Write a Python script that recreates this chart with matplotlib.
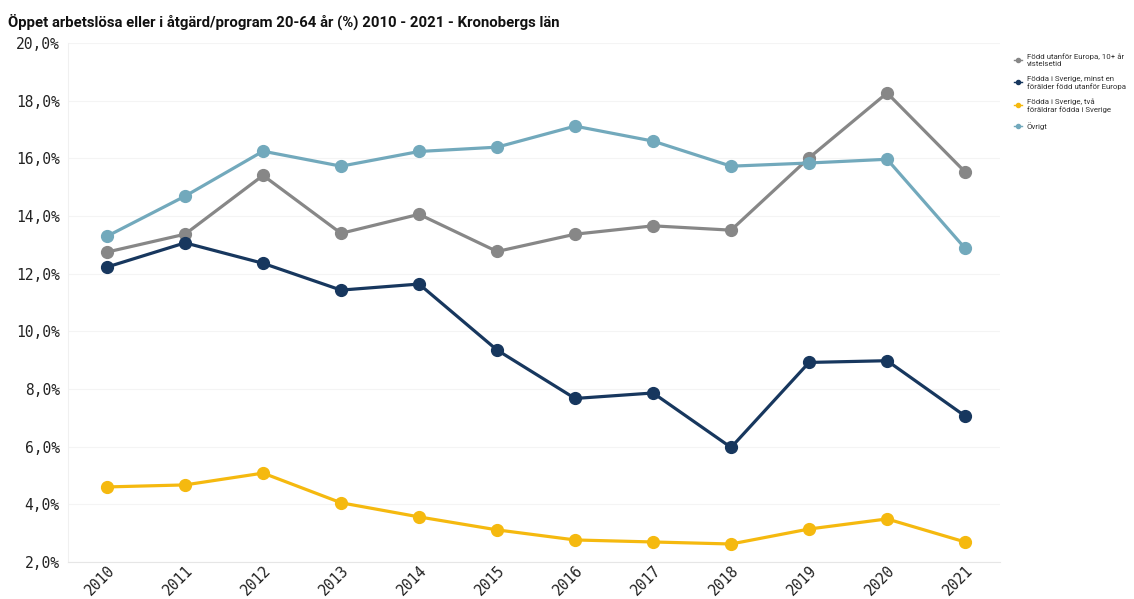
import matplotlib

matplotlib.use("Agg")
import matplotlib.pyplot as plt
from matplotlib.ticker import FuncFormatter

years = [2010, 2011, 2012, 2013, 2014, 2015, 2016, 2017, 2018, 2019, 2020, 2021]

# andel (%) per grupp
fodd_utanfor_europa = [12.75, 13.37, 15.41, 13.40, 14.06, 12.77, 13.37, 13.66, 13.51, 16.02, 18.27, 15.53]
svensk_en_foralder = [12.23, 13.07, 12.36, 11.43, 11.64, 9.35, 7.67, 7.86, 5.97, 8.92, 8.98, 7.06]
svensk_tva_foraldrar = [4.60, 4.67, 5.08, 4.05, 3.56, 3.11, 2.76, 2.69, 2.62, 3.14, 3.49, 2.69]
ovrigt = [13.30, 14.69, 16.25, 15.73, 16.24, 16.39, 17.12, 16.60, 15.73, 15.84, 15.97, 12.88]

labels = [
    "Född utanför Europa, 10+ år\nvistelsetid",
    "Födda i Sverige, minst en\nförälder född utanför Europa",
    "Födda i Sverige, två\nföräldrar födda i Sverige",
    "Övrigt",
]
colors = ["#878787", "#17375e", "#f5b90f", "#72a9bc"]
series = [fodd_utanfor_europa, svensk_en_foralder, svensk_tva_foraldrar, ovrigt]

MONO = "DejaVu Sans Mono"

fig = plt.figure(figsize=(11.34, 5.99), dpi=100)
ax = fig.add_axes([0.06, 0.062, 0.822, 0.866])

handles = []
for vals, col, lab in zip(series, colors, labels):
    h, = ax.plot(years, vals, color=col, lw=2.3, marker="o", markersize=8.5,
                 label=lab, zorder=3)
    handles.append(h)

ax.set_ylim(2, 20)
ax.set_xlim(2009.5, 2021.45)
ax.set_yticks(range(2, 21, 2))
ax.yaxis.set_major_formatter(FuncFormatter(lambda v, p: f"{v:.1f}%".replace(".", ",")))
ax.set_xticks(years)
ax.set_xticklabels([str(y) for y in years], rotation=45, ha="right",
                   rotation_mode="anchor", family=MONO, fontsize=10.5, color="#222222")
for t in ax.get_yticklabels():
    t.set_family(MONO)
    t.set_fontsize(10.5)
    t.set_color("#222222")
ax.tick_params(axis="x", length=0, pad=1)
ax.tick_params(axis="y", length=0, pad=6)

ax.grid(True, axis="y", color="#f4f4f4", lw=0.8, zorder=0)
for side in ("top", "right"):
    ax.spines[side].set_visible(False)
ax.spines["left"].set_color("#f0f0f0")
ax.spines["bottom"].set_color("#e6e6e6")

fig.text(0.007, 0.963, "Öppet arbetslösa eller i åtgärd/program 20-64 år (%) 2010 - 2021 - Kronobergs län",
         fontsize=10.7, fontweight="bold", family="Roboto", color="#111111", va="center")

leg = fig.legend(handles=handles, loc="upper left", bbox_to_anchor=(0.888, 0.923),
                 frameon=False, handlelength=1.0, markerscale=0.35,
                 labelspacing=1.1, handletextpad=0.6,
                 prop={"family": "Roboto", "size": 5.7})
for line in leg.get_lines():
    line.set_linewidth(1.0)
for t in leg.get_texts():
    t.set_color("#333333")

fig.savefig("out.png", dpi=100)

===

**What you need to do**. Return nothing but the lines running from the start of the data to the line with "2019, 2020, 2021]", please, both ends included and no pictures.

**Full output**.
Write a Python script that recreates this chart with matplotlib.
import matplotlib

matplotlib.use("Agg")
import matplotlib.pyplot as plt
from matplotlib.ticker import FuncFormatter

years = [2010, 2011, 2012, 2013, 2014, 2015, 2016, 2017, 2018, 2019, 2020, 2021]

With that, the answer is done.